Monday, March 14, 2016

Four Family Friends

These four people were a very important part of my childhood in the 1940s. Both couples lived in Scotia, N.Y. The Leighs lived in the house next door, (which we had rented before we bought 316 First Street) and the Hansens lived down the street. (I remember being impressed by their thrift (and the way they spent 
easy time together) when my mother told me 
that they took an evening walk together 
to the library to read the newspaper, 
thus saving the cost of a subscription.  
We all went to church together every Sunday, 
first to the LDS Branch in Albany 
and later to the Schenectady LDS Branch.

Left to right, Henry Leigh, Joan Cooley Leigh (originally from Bountiful, Utah) Evelynn Sylvester Hansen (originally from Southern Utah near Monroe) and Burns Hansen. 
My mother probably took the slide,
perhaps in Utah, in a house I do not recognize.
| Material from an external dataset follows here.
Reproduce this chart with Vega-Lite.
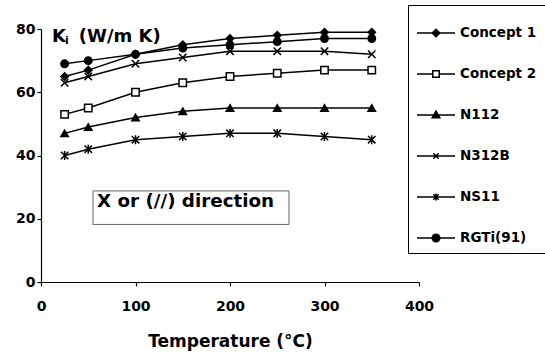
{
  "$schema": "https://vega.github.io/schema/vega-lite/v6.json",
  "width": 378,
  "height": 253,
  "autosize": "none",
  "padding": {"left": 41, "top": 29, "right": 126, "bottom": 72},
  "background": "white",
  "config": {
    "view": {"stroke": null},
    "font": "DejaVu Sans",
    "axis": {
      "grid": false,
      "domainColor": "black",
      "domainWidth": 1.2,
      "tickColor": "black",
      "tickWidth": 1.2,
      "tickSize": 4,
      "labelFont": "DejaVu Sans",
      "labelFontWeight": "bold",
      "labelFontSize": 14,
      "labelColor": "black",
      "titleFont": "DejaVu Sans",
      "titleFontWeight": "bold",
      "titleColor": "black"
    }
  },
  "layer": [
    {
      "data": {"values": [{}]},
      "mark": {"type": "rect", "fill": "white", "stroke": "#666666", "strokeWidth": 1},
      "encoding": {
        "x": {"datum": 55, "type": "quantitative"},
        "x2": {"datum": 262.4},
        "y": {"datum": 28.8, "type": "quantitative"},
        "y2": {"datum": 18.2}
      }
    },
    {
      "data": {"values": [{}]},
      "mark": {"type": "text", "text": "X or (//) direction", "align": "left", "baseline": "alphabetic", "font": "DejaVu Sans", "fontWeight": "bold", "fontSize": 18.3, "color": "black"},
      "encoding": {
        "x": {"datum": 59.3, "type": "quantitative"},
        "y": {"datum": 23.8, "type": "quantitative"}
      }
    },
    {
      "data": {"values": [{}]},
      "mark": {"type": "text", "text": "K", "align": "left", "baseline": "alphabetic", "font": "DejaVu Sans", "fontWeight": "bold", "fontSize": 18, "color": "black"},
      "encoding": {
        "x": {"datum": 11.6, "type": "quantitative"},
        "y": {"datum": 76.0, "type": "quantitative"}
      }
    },
    {
      "data": {"values": [{}]},
      "mark": {"type": "text", "text": "i", "align": "left", "baseline": "alphabetic", "font": "DejaVu Sans", "fontWeight": "bold", "fontSize": 11, "color": "black"},
      "encoding": {
        "x": {"datum": 25.5, "type": "quantitative"},
        "y": {"datum": 75.1, "type": "quantitative"}
      }
    },
    {
      "data": {"values": [{}]},
      "mark": {"type": "text", "text": "(W/m K)", "align": "left", "baseline": "alphabetic", "font": "DejaVu Sans", "fontWeight": "bold", "fontSize": 18, "color": "black"},
      "encoding": {
        "x": {"datum": 40.0, "type": "quantitative"},
        "y": {"datum": 76.0, "type": "quantitative"}
      }
    },
    {
      "data": {"name": "main"},
      "mark": {"type": "line", "color": "black", "strokeWidth": 1.5},
      "encoding": {
        "x": {"field": "t", "type": "quantitative"},
        "y": {"field": "k", "type": "quantitative"},
        "detail": {"field": "s", "type": "nominal"}
      }
    },
    {
      "data": {"name": "main"},
      "mark": {"type": "point", "stroke": "black", "strokeWidth": 1.5, "size": 55, "opacity": 1},
      "encoding": {
        "x": {
          "field": "t", "type": "quantitative",
          "scale": {"domain": [0, 400], "nice": false},
          "axis": {"values": [0, 100, 200, 300, 400], "title": "Temperature (°C)", "titleFontSize": 17, "labelPadding": 13, "titlePadding": 20, "labelFlush": false}
        },
        "y": {
          "field": "k", "type": "quantitative",
          "scale": {"domain": [0, 80], "nice": false},
          "axis": {"values": [0, 20, 40, 60, 80], "title": null, "labelPadding": 2}
        },
        "shape": {
          "condition": [
            {"test": "datum.s === 'Concept 1'", "value": "diamond"},
            {"test": "datum.s === 'Concept 2'", "value": "square"},
            {"test": "datum.s === 'N112'", "value": "triangle-up"},
            {"test": "datum.s === 'N312B'", "value": "M-1,-1L1,1M-1,1L1,-1"},
            {"test": "datum.s === 'NS11'", "value": "M-1,-1L1,1M-1,1L1,-1M0,-1.2L0,1.2"}
          ],
          "value": "circle"
        },
        "fill": {
          "condition": [
            {"test": "datum.s === 'Concept 2'", "value": "white"},
            {"test": "datum.s === 'N312B' || datum.s === 'NS11'", "value": "transparent"}
          ],
          "value": "black"
        }
      }
    },
    {
      "data": {"name": "main"},
      "mark": {"type": "point", "strokeWidth": 1.5, "opacity": 0, "filled": false},
      "encoding": {
        "x": {"field": "t", "type": "quantitative"},
        "y": {"field": "k", "type": "quantitative"},
        "shape": {
          "field": "s", "type": "nominal",
          "scale": {
            "domain": ["Concept 1", "Concept 2", "N112", "N312B", "NS11", "RGTi(91)"],
            "range": [
              "M-1,0H1M0,-0.2L0.2,0L0,0.2L-0.2,0Z",
              "M-1,0H-0.17M0.17,0H1M-0.17,-0.17H0.17V0.17H-0.17Z",
              "M-1,0H1M0,-0.2L0.2,0.14L-0.2,0.14Z",
              "M-1,0H1M-0.14,-0.14L0.14,0.14M-0.14,0.14L0.14,-0.14",
              "M-1,0H1M-0.14,-0.14L0.14,0.14M-0.14,0.14L0.14,-0.14M0,-0.18V0.18",
              "M-1,0H1M0.2,0A0.2,0.2 0 1,1 -0.2,0A0.2,0.2 0 1,1 0.2,0Z"
            ]
          },
          "legend": {
            "orient": "none",
            "legendX": 367,
            "legendY": -24,
            "title": null,
            "strokeColor": "black",
            "fillColor": "white",
            "padding": 8,
            "symbolSize": 1444,
            "symbolOpacity": 1,
            "rowPadding": 14,
            "labelOffset": 4,
            "labelFont": "DejaVu Sans",
            "labelFontWeight": "bold",
            "labelFontSize": 13.5,
            "labelColor": "black",
            "symbolStrokeWidth": 1.5
          }
        },
        "fill": {
          "field": "s", "type": "nominal",
          "scale": {
            "domain": ["Concept 1", "Concept 2", "N112", "N312B", "NS11", "RGTi(91)"],
            "range": ["black", "white", "black", "transparent", "transparent", "black"]
          },
          "legend": null
        },
        "stroke": {
          "field": "s", "type": "nominal",
          "scale": {
            "domain": ["Concept 1", "Concept 2", "N112", "N312B", "NS11", "RGTi(91)"],
            "range": ["black", "black", "black", "black", "black", "black"]
          },
          "legend": null
        }
      }
    }
  ],
  "datasets": {
    "main": [
      {"s": "Concept 1", "t": 25, "k": 65}, {"s": "Concept 1", "t": 50, "k": 67}, {"s": "Concept 1", "t": 100, "k": 72}, {"s": "Concept 1", "t": 150, "k": 75},
      {"s": "Concept 1", "t": 200, "k": 77}, {"s": "Concept 1", "t": 250, "k": 78}, {"s": "Concept 1", "t": 300, "k": 79}, {"s": "Concept 1", "t": 350, "k": 79},
      {"s": "Concept 2", "t": 25, "k": 53}, {"s": "Concept 2", "t": 50, "k": 55}, {"s": "Concept 2", "t": 100, "k": 60}, {"s": "Concept 2", "t": 150, "k": 63},
      {"s": "Concept 2", "t": 200, "k": 65}, {"s": "Concept 2", "t": 250, "k": 66}, {"s": "Concept 2", "t": 300, "k": 67}, {"s": "Concept 2", "t": 350, "k": 67},
      {"s": "N112", "t": 25, "k": 47}, {"s": "N112", "t": 50, "k": 49}, {"s": "N112", "t": 100, "k": 52}, {"s": "N112", "t": 150, "k": 54},
      {"s": "N112", "t": 200, "k": 55}, {"s": "N112", "t": 250, "k": 55}, {"s": "N112", "t": 300, "k": 55}, {"s": "N112", "t": 350, "k": 55},
      {"s": "N312B", "t": 25, "k": 63}, {"s": "N312B", "t": 50, "k": 65}, {"s": "N312B", "t": 100, "k": 69}, {"s": "N312B", "t": 150, "k": 71},
      {"s": "N312B", "t": 200, "k": 73}, {"s": "N312B", "t": 250, "k": 73}, {"s": "N312B", "t": 300, "k": 73}, {"s": "N312B", "t": 350, "k": 72},
      {"s": "NS11", "t": 25, "k": 40}, {"s": "NS11", "t": 50, "k": 42}, {"s": "NS11", "t": 100, "k": 45}, {"s": "NS11", "t": 150, "k": 46},
      {"s": "NS11", "t": 200, "k": 47}, {"s": "NS11", "t": 250, "k": 47}, {"s": "NS11", "t": 300, "k": 46}, {"s": "NS11", "t": 350, "k": 45},
      {"s": "RGTi(91)", "t": 25, "k": 69}, {"s": "RGTi(91)", "t": 50, "k": 70}, {"s": "RGTi(91)", "t": 100, "k": 72}, {"s": "RGTi(91)", "t": 150, "k": 74},
      {"s": "RGTi(91)", "t": 200, "k": 75}, {"s": "RGTi(91)", "t": 250, "k": 76}, {"s": "RGTi(91)", "t": 300, "k": 77}, {"s": "RGTi(91)", "t": 350, "k": 77}
    ]
  }
}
The men were young engineers who had come east 
to Schenectady to work for General Electric, like my father. 
Both couples transferred back to Utah after several years, 
but we kept in lifelong touch, 
and visited whenever we could. 

The man in the white shirt is Burns Hansen, my first love.
His kind attention was ever available; I never saw him lose
his temper or even get annoyed. I planned to look 
for a husband just like him, since he was already taken.

Skating Backwards 
is also the title of my poetry manuscript in progress.


Sometimes my life opened its eyes in the dark.
A feeling as if crowds moved through the streets
in blindness and angst on the way to a miracle
while I, invisible, remain standing still.

Like the child who falls asleep afraid
listening to his heart's heavy steps.
Long, long until morning slips its rays in the locks
and the doors of darkness open.

Tomas Transtromer
                                        translated by Patty Crane

Bright Scythe: 
Selected Poems of Tomas Transtromer; translated by Patty Crane.  (Kindle location 230)

The feeling-tone of this poem is not synchronous with my memories of the people in the picture. At that Scotia time I never fell asleep afraid; I had a blessed childhood, really. 

I love the work of Transtromer, and was very glad to see these new translations (with the Swedish originals on the facing pages, which are wonderful to examine!) by a new translator who has selected poems from all parts of his long career.

I have missed doing this blog and hopefully will resume now.